Washingtonian laws regarding ad transparency require that any online platform which sells space for ads maintain a list of the name and online addresses of anyone who buys space for political ads. This information must be made available to anyone who requests its use. While there has been no major violation of these laws in the past, Meta has been an outspoken opponent of these laws.  It has claimed the laws are unconstitutional because the ads count as free speech and therefore should not be recorded. It has also argued that it is unable to comply with the laws due to the sheer amount of information they would have to manage for release and storage.

 

Metas’ predecessor, Facebook, had been fined $238,000 for violating the laws in 2018. While it said it would stop selling ads to users in the state, it violated this promise and was sued again by Ferguson in 2020.

 

This is more bad news out of a particularly bad decade for Meta. Right out of the gate, its predecessor was sued in March of 2021 by the Office Of The Australian Information Commissioner for approximately three hundred thousand privacy violations. In December of the same year, it was hit by an antitrust lawsuit from the Federal Trade Commision and 46 US states. And in June of this year it was hit with eight separate lawsuits alleging its algorithms are designed to overexpose children and young teens to content which increases suicide rates. While these and other lawsuits weren’t always successful, legal fees from fighting them are certainly going to start racking up. Meta and the various platforms it owns have been forced to pay numerous settlements.

 

Compounding these legal issues is the massive investments it has made into developments that have not always paid off. The most well known example is the metaverse. The metaverse was meant to be a massive virtual world accessible via virtual reality and augmented reality headsets.
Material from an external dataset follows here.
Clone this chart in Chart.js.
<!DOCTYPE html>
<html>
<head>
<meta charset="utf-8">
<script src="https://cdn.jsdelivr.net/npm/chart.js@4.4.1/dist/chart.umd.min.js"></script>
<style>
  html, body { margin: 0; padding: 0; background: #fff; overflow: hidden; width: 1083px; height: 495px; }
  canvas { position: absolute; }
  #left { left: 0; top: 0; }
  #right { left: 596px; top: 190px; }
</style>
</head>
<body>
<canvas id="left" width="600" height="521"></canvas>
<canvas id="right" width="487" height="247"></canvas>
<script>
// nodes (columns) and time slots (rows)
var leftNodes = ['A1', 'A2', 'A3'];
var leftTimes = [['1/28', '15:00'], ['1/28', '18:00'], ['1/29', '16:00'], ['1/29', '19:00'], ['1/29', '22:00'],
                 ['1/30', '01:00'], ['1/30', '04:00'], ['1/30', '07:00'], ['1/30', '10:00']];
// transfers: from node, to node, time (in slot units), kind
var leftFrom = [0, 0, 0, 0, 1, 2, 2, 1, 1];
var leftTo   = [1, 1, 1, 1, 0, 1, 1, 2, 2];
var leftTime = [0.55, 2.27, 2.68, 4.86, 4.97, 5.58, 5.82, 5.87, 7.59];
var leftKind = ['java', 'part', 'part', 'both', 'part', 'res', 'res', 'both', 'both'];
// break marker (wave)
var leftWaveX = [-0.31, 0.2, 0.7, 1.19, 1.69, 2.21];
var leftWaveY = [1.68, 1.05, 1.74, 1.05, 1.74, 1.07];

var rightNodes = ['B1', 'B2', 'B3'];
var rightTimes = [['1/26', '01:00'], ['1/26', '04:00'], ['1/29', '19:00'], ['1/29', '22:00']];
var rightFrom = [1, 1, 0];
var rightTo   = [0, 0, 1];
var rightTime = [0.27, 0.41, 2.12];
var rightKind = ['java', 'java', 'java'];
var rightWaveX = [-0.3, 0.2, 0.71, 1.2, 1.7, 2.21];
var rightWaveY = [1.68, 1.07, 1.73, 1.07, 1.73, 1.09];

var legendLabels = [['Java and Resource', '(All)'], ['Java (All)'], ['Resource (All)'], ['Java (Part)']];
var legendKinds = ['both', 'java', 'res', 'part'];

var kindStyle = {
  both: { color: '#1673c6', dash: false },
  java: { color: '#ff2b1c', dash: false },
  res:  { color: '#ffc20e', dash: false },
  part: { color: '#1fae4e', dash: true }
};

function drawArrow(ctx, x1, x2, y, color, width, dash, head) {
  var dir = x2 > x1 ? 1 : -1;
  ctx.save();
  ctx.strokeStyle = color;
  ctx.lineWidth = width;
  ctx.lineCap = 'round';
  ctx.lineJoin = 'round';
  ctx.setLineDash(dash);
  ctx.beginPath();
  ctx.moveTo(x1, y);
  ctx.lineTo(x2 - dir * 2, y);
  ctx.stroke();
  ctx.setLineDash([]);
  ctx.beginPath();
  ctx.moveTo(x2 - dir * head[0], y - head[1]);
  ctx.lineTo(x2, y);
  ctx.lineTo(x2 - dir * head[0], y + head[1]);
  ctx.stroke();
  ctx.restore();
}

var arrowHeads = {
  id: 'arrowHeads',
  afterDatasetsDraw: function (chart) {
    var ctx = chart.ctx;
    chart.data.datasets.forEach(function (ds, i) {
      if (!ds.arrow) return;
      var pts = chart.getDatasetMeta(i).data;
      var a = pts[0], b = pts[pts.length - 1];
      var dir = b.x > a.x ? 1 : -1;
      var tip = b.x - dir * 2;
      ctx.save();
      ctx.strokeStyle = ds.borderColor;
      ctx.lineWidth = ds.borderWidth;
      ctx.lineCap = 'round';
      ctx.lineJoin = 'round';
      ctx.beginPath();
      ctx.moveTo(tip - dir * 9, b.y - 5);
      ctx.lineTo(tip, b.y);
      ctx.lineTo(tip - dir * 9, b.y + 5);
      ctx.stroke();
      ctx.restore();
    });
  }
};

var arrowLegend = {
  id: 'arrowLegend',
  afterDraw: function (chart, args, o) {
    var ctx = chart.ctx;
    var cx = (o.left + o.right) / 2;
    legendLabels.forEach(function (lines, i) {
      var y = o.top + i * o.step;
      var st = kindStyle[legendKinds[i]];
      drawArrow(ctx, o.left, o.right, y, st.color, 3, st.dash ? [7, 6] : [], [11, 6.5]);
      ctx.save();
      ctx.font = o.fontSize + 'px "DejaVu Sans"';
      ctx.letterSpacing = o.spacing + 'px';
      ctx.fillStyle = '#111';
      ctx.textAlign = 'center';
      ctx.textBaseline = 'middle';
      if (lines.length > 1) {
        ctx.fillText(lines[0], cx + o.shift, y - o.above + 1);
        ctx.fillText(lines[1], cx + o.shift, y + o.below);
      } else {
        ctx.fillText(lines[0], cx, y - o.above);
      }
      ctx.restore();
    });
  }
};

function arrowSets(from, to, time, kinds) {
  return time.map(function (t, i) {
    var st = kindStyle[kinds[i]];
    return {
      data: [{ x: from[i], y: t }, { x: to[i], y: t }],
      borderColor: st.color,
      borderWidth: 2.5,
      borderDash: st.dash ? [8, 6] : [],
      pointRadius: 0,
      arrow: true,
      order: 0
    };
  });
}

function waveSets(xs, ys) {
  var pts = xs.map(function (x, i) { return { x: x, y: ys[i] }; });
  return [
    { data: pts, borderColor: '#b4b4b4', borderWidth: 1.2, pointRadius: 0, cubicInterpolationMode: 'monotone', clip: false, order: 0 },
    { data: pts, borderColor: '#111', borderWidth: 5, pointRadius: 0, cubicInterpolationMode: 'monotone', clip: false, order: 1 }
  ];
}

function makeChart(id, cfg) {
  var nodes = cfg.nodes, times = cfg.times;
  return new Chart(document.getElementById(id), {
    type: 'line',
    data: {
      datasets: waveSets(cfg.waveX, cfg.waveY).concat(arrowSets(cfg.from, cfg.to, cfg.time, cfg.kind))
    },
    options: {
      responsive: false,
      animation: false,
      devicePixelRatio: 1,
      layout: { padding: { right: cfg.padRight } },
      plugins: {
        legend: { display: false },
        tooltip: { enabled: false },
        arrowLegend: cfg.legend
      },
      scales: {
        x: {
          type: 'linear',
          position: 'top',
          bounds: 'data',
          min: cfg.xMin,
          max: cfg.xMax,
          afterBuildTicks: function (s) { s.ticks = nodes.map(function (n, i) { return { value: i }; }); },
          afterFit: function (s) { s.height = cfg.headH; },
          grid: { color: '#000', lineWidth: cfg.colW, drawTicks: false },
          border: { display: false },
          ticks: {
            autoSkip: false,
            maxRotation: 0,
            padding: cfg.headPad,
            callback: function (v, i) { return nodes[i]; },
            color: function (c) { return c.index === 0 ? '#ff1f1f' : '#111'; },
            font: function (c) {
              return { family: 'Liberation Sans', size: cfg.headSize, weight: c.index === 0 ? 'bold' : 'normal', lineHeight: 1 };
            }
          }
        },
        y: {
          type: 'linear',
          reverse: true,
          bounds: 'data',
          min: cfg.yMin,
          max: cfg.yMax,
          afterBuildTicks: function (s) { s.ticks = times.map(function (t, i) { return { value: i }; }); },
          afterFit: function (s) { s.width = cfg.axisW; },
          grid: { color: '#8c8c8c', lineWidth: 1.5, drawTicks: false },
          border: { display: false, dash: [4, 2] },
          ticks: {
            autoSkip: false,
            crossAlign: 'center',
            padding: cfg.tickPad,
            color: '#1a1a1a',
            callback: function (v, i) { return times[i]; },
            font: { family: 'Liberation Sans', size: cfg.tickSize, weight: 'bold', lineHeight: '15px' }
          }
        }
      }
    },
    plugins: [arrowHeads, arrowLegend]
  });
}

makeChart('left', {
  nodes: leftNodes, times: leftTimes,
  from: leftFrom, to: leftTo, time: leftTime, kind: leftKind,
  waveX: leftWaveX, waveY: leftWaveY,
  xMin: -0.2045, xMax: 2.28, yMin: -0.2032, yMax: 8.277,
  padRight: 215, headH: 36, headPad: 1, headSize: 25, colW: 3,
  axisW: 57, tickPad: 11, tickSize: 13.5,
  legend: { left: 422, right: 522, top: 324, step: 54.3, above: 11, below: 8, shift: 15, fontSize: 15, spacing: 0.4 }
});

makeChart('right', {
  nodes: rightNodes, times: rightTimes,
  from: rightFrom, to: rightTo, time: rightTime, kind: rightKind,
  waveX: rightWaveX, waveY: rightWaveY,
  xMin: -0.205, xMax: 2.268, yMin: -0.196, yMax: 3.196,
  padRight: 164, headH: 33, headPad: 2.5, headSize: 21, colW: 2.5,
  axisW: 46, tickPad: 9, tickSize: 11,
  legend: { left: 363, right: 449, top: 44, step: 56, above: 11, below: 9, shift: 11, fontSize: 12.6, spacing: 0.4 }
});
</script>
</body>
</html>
If you factor in new headsets which needed to be developed and the development of plans to have the Metaverse made compatible with all internet accessible devices, the cost of development is an impressive $36 billion. While the site has made $16.5 billion, this revenue is not yet enough to compensate for the extreme losses. The site has also been subject to significant mockery, particularly over the quality of animation and the amount of hype the company attempted to build up over the release of legs in the Metaverse.

 

In the face of this financial instability, the company is projected to engage in mass layoffs. Chief executive Mark Zukerberg has projected that in 2023 investment will be more focused on high priority areas and that certain teams will be reorganized to reduce costs. Overinvestment in the Metaverse, as well as the global economic crisis, has left investors with shaky confidence in the company. It is likely that the downturn, while perhaps not what kills the company, will continue.